An official’s inadvertent whistle, after the ball had been tipped by Anthony (but was still in the air and had not hit the ground), indicated an incomplete pass and consequently would have stopped the ensuing interception return for a DeWitt touchdown. But after a lengthy discussion at midfield, the official ruling was that the pass had been intercepted before the whistle – and DeWitt was allowed to keep possession but was denied the six points on the return.
“It’s not the way I saw it, and you hate to see one official overrule another, but that didn’t cost us the game,” said East Lansing head coach Bill Feraco. “We gave away four points on safeties, and had difficulty controlling the middle of the field. Give credit to DeWitt: they’re a fine football team and deserved to win.”
The Panthers’ final score, on a 21-yard run by Andrew Debri with 2:13 to play, was sandwiched by two East Lansing possessions that failed to dent the Panther defense.
“Defensively we got stung a couple of times but overall did a good job of containing their athletes,” said Zimmerman, whose team will play St. Johns — a 17-7 winner over Mason — for the district championship next week.
DeWitt junior running back Blake Beachnau (9) eludes the grasp of an East Lansing defender while Jesse Vasquez (9) moves in to make the tackle. Beachnau gained 110 yards on 16 carries to lead DeWitt, which finished the game with 309 yards rushing on 58 carries.
DeWitt opened the game by driving 65 yards on eight plays to take a 7-0 lead with 8:20 remaining in the first quarter. East Lansing tied the score midway through the second quarter when junior running back Alex Hosey found an opening in the right side of the DeWitt defense and ran 62 yards for a touchdown. Emory Roberts’ extra point tied the game at 7.
Late in the first half the Trojan defense forced a turnover deep in their own territory when senior linebacker Jayth Joseph recovered a DeWitt fumble inside the 20 yard line. But on the very next series, East Lansing gave up a safety when in punt formation the snap sailed over Evan Sundermann and into the end zone. Sundermann’s only play was to kick the ball out of the end zone, rather than risk attempting a kick that could have been blocked.

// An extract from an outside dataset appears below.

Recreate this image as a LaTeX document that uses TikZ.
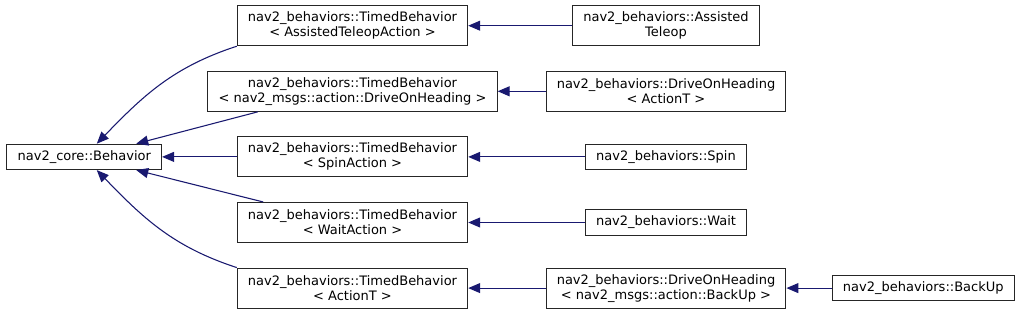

“That (high snap) was a mistake that hurt us,” said Feraco, whose team also gave up a safety in the third quarter when it was called for holding in its own end zone. “In those situations we have to execute better than we did.”
East Lansing junior receiver Andrel Anthony catches a 65-yard scoring pass from Sam Busch to put the Trojans ahead 13-9 with 9:34 remaining in the third quarter.
Trojans take the lead on second long scoring play
Andrel Anthony Jr., who finished the season just shy of 1,000 yards receiving for the season, put a charge into the home crowd on the first possession of the third quarter when he sprinted past his DeWitt defender and caught a Busch pass in mid-flight down the right sideline for a 65-yard scoring play — his ninth touchdown of the season.
Anthony caught 10 passes for 157 yards and also returned four kickoffs for 79 yards. Busch completed 13 of 29 passing attempts for 177 yards and was intercepted twice.
On the defensive side, senior co-captain Jamar Mills led the Trojans with 22 tackles, 18 of which were solos.
Zimmerman made a special point to speak with Mills in the handshake line after the game.
“I told him we tried to keep the ball away from him the best we could,” Zimmerman said. “He is an outstanding football player.”
Despite the setback, Feraco told his players afterward that they had no reason to hang their heads.
“Obviously they're disappointed,” Feraco said, “but their names are etched in stone with the conference championship. That cannot be taken from them.”